WHAT YOU NEED TO DO – In the records below, find the line that contains "Reproduce this diagram with TikZ." and the line that contains "-- (\x2,\y2) -- (\x2+13.5pt,\y2+12pt)"; write out exactly those two lines and everything between them, without the pictures.

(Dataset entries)
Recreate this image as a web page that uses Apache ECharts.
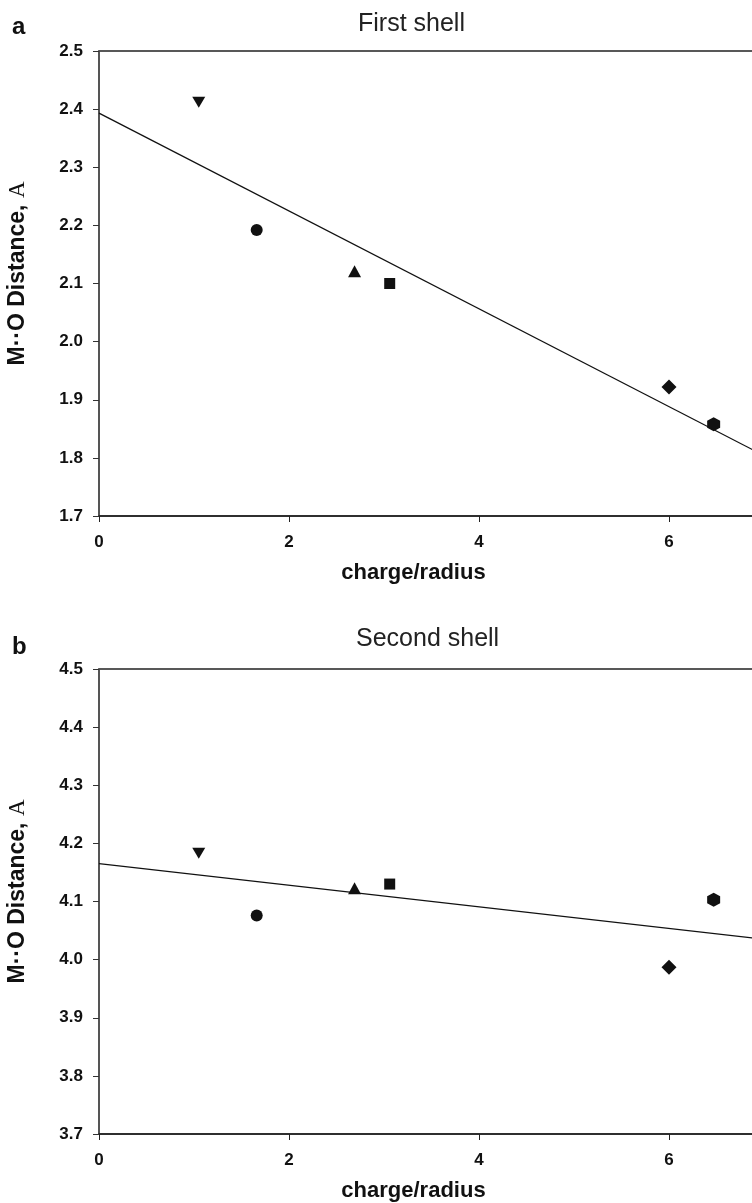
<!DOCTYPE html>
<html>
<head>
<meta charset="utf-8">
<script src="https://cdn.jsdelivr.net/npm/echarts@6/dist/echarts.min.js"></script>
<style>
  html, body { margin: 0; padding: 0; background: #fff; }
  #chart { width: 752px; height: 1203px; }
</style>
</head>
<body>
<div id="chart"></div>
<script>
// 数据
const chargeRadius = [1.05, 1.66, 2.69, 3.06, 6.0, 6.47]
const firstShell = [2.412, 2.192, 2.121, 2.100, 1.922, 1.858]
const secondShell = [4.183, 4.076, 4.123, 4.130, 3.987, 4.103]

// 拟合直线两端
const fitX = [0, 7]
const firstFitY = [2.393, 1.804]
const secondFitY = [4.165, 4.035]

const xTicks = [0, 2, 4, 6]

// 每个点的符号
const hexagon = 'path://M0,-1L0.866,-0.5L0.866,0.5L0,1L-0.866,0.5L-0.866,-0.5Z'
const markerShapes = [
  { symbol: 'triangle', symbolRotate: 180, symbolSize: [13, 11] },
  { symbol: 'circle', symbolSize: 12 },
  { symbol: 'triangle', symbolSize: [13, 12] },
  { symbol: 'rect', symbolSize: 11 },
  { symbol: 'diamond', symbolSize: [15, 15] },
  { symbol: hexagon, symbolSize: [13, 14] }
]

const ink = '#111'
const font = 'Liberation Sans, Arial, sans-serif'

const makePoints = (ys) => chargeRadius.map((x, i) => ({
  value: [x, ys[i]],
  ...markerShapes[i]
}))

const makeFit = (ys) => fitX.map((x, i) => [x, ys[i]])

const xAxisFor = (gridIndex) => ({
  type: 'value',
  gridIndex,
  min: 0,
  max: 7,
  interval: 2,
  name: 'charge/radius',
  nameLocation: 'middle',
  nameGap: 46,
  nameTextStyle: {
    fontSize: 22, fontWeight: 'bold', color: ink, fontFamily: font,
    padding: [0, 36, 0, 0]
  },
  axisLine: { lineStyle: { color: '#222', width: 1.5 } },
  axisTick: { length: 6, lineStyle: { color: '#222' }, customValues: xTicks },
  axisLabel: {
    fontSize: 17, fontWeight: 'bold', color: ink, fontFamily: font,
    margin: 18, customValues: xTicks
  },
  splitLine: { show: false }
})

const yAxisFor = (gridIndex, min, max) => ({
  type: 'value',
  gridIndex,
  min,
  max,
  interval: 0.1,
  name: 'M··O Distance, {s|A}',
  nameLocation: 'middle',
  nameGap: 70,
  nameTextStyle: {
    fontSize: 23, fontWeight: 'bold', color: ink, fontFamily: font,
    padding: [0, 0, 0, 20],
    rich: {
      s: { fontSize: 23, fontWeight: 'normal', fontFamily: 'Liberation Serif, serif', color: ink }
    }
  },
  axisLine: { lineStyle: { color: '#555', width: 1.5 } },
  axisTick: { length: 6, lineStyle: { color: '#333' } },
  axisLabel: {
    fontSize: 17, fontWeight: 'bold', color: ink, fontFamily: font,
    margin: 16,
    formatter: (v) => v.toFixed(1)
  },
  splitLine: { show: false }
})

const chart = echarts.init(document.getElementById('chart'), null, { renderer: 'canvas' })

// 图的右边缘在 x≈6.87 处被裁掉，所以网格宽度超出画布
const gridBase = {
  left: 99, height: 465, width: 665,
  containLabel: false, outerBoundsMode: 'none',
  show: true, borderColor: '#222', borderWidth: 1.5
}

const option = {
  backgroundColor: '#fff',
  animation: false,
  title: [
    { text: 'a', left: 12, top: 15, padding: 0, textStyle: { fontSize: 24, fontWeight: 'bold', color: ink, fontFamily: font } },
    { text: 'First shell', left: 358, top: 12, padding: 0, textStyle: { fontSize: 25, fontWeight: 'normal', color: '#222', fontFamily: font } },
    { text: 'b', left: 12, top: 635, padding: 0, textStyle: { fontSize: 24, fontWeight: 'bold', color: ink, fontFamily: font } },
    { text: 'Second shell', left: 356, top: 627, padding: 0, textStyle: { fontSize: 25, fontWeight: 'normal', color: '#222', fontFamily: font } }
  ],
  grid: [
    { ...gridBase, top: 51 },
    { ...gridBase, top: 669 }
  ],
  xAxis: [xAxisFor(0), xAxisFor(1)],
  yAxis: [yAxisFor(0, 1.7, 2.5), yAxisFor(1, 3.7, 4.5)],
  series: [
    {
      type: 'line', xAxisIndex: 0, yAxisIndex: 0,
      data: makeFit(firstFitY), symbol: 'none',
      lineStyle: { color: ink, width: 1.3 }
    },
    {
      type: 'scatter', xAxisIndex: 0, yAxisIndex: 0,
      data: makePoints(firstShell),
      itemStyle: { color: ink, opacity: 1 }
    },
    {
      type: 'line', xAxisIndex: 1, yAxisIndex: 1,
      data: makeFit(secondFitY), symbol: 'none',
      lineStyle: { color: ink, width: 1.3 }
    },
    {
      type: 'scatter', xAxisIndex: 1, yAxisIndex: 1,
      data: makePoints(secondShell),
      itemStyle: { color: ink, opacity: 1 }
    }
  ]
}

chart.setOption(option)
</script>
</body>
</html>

...

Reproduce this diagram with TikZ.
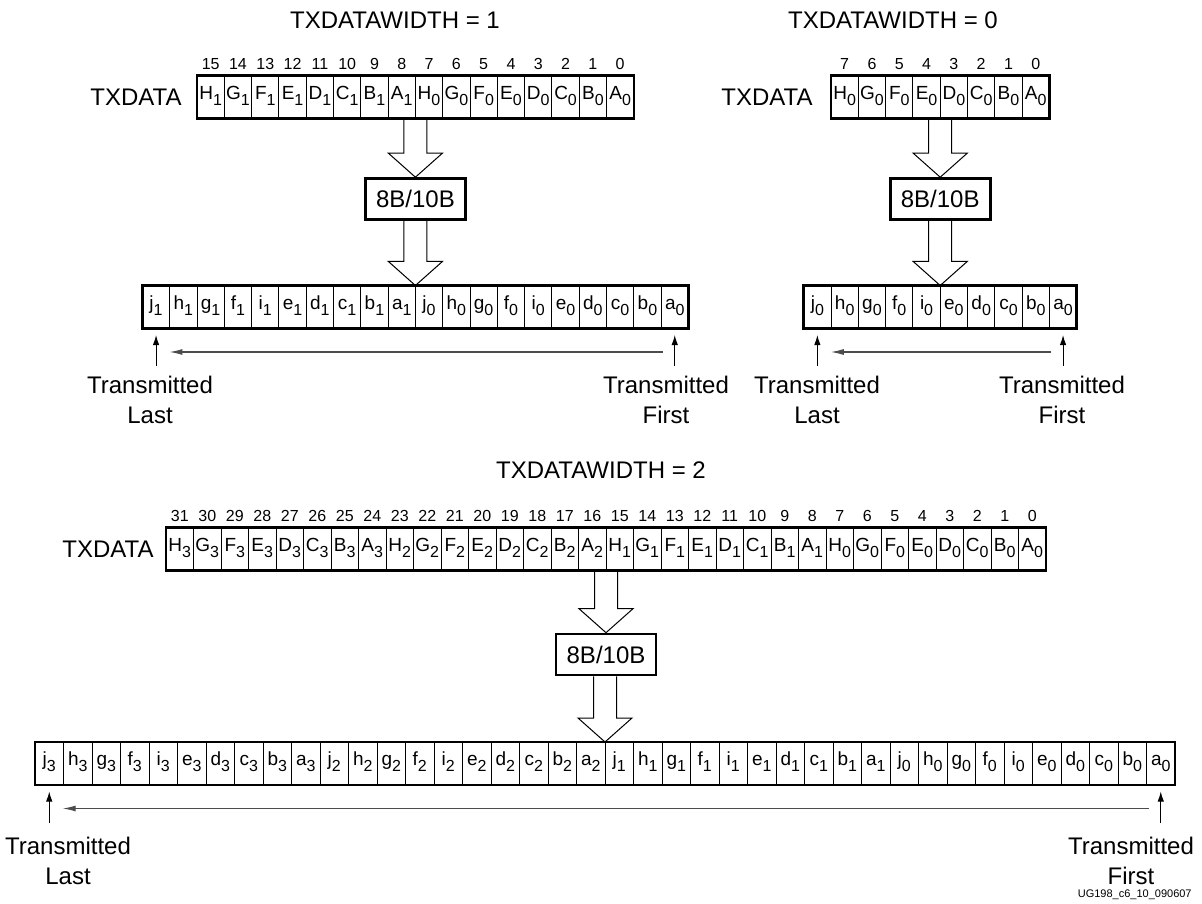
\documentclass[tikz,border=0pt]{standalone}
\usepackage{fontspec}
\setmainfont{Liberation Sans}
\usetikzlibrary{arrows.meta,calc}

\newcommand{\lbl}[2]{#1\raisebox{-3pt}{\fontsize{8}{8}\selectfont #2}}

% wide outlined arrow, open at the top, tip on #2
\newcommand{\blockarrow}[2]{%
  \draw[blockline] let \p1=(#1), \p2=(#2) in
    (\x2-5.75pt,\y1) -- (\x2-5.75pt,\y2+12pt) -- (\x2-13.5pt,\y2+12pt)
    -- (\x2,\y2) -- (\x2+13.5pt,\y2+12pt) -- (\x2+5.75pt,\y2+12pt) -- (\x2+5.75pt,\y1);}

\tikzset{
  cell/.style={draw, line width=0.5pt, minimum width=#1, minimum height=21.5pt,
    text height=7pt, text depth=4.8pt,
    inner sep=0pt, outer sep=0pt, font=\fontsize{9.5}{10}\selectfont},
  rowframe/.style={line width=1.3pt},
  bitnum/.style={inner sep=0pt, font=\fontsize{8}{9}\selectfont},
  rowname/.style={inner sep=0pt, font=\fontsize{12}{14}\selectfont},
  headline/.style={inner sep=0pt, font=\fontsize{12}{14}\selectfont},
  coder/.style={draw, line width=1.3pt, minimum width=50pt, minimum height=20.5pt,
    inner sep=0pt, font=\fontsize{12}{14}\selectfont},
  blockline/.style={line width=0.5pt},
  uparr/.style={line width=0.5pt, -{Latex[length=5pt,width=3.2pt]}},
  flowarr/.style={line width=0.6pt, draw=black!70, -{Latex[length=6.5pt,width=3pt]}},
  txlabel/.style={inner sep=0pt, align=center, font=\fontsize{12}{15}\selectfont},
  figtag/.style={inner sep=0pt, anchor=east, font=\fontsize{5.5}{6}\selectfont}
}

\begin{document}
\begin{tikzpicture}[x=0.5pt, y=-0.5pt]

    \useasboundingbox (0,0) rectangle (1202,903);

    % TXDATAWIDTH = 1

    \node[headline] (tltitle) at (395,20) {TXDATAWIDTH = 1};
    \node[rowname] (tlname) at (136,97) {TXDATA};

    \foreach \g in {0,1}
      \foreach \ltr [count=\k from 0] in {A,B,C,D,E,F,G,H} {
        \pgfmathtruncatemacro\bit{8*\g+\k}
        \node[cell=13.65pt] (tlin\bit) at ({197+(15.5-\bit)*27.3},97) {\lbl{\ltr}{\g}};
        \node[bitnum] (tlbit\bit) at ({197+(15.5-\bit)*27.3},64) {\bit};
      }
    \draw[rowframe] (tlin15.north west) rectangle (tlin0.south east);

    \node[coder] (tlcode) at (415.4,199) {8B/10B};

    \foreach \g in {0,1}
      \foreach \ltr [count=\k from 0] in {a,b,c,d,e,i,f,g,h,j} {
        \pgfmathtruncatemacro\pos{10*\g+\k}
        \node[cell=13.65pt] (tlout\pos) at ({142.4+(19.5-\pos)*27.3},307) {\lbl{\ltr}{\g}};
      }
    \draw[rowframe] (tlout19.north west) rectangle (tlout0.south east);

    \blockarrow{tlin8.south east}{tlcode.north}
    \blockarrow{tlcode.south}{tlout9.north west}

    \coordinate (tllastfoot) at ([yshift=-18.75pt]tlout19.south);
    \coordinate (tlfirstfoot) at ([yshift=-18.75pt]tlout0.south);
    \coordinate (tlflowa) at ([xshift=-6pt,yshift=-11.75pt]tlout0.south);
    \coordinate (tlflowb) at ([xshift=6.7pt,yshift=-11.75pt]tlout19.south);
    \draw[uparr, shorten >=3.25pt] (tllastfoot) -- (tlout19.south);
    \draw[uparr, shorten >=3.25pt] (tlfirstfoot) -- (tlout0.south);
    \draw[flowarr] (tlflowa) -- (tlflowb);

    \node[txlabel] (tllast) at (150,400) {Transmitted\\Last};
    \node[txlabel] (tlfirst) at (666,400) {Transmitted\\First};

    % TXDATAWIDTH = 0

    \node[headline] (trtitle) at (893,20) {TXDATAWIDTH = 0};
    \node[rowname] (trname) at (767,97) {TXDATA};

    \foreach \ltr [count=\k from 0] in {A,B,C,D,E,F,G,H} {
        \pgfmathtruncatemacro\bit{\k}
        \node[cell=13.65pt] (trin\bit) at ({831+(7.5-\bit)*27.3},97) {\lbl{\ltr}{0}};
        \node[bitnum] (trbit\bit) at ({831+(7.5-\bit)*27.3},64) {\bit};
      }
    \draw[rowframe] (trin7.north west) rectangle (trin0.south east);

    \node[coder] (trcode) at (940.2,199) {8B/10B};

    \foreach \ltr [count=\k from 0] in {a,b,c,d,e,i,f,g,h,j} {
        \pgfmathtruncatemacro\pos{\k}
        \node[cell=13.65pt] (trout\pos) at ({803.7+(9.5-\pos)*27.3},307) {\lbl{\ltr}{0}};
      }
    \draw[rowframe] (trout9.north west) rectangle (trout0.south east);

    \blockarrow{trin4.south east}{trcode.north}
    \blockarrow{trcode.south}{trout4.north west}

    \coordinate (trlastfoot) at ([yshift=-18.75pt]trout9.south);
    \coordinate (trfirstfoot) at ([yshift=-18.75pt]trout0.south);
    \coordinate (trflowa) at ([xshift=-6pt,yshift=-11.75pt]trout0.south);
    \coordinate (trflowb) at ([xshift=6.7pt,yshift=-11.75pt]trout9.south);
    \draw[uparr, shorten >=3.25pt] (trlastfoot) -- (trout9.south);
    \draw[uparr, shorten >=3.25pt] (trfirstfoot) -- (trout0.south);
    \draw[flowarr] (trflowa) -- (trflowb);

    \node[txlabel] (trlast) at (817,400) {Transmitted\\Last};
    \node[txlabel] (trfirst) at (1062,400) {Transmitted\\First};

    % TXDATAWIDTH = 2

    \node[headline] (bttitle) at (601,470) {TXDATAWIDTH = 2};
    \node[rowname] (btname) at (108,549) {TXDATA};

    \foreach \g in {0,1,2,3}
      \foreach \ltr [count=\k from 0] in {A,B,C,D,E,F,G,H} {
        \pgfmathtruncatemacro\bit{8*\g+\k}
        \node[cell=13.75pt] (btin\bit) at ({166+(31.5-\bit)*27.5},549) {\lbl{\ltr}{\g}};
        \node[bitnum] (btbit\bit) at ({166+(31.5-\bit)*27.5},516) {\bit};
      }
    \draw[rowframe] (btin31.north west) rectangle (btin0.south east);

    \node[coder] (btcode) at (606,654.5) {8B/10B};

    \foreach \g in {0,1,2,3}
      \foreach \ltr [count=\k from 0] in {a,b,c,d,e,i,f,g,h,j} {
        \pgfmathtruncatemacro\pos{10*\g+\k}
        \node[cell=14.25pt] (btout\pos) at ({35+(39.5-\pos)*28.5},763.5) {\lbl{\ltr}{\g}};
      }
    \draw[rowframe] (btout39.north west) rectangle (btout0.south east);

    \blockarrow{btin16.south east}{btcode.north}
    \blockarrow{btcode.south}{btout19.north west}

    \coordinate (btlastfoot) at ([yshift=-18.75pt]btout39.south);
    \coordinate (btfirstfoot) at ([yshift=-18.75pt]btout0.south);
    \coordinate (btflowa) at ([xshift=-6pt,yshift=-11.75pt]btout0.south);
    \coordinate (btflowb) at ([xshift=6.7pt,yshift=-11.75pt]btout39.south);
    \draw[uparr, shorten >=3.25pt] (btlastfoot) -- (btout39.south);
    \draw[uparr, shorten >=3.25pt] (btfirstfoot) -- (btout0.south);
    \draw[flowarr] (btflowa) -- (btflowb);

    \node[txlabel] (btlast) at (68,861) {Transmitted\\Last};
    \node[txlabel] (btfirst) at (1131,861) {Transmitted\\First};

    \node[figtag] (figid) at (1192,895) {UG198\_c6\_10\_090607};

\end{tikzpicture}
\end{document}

...

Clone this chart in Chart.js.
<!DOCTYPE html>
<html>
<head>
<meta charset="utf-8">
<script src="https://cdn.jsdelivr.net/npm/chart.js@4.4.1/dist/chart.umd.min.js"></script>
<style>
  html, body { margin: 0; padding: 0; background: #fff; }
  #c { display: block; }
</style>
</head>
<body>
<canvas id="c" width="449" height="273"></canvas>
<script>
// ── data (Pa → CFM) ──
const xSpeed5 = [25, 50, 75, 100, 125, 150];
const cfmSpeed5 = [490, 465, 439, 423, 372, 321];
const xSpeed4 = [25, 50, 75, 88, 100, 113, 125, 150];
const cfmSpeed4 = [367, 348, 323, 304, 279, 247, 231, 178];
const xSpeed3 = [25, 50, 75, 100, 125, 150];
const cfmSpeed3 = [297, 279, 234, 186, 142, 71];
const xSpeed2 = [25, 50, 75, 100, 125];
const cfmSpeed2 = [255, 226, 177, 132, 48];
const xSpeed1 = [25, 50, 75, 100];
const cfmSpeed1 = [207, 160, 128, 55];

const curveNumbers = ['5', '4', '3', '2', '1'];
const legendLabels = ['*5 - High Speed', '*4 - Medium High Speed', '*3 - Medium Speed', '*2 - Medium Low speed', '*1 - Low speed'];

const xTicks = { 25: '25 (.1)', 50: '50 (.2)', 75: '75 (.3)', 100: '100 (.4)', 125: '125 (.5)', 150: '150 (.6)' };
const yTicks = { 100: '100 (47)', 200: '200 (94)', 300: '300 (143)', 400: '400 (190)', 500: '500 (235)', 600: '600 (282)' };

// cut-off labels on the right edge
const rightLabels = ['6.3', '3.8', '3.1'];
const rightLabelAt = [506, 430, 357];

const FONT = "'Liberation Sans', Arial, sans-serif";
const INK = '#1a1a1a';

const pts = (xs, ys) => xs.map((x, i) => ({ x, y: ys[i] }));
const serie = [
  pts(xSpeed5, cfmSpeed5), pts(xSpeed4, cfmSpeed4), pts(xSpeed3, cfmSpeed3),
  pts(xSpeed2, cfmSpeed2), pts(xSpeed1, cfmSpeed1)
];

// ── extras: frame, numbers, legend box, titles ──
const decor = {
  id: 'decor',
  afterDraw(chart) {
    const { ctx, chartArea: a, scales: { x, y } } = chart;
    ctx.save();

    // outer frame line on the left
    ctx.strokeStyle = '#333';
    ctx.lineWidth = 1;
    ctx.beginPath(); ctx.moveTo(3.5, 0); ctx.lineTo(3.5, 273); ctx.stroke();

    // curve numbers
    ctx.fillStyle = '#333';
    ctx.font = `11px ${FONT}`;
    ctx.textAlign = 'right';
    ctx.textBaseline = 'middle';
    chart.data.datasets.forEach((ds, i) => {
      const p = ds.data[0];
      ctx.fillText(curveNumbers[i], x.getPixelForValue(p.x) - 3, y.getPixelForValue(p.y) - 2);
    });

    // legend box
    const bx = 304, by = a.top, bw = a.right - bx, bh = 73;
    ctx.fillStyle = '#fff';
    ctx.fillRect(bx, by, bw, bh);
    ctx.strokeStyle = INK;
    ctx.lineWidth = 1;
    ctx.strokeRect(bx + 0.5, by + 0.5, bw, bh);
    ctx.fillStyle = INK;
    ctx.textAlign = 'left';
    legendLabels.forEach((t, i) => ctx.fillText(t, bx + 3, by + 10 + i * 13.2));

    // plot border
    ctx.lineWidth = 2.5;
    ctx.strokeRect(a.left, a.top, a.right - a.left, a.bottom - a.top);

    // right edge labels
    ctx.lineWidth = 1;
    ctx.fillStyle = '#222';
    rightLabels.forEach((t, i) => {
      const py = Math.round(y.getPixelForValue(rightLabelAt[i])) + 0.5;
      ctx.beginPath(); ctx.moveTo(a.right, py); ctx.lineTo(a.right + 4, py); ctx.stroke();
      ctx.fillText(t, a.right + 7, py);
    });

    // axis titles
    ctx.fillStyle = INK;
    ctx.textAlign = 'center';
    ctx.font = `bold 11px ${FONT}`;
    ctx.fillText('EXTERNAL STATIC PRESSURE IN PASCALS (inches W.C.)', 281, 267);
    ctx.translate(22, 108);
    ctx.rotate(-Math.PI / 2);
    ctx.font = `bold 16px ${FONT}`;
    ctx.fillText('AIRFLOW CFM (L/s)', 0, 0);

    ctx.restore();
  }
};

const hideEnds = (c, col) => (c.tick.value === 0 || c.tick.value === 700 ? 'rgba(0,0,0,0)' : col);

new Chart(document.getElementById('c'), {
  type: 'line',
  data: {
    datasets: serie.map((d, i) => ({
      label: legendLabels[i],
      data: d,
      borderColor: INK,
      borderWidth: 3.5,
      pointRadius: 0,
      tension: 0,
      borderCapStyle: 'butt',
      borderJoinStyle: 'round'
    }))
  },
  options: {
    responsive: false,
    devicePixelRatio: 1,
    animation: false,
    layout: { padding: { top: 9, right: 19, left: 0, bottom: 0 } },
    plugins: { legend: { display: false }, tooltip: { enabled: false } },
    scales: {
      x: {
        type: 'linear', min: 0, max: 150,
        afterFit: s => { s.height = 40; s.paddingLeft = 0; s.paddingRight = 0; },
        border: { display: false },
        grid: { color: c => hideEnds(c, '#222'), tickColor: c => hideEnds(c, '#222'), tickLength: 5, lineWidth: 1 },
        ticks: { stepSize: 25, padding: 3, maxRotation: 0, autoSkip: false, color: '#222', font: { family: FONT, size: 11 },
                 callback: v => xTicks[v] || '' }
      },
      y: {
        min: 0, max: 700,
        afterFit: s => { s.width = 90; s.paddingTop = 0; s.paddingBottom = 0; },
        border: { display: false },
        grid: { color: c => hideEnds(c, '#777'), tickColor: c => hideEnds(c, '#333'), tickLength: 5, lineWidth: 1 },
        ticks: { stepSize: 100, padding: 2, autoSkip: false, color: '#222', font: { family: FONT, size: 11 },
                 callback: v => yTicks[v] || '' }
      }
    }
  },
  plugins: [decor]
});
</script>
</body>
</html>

RESULT FOR THIS TASK –
Reproduce this diagram with TikZ.
\documentclass[tikz,border=0pt]{standalone}
\usepackage{fontspec}
\setmainfont{Liberation Sans}
\usetikzlibrary{arrows.meta,calc}

\newcommand{\lbl}[2]{#1\raisebox{-3pt}{\fontsize{8}{8}\selectfont #2}}

% wide outlined arrow, open at the top, tip on #2
\newcommand{\blockarrow}[2]{%
  \draw[blockline] let \p1=(#1), \p2=(#2) in
    (\x2-5.75pt,\y1) -- (\x2-5.75pt,\y2+12pt) -- (\x2-13.5pt,\y2+12pt)
    -- (\x2,\y2) -- (\x2+13.5pt,\y2+12pt) -- (\x2+5.75pt,\y2+12pt) -- (\x2+5.75pt,\y1);}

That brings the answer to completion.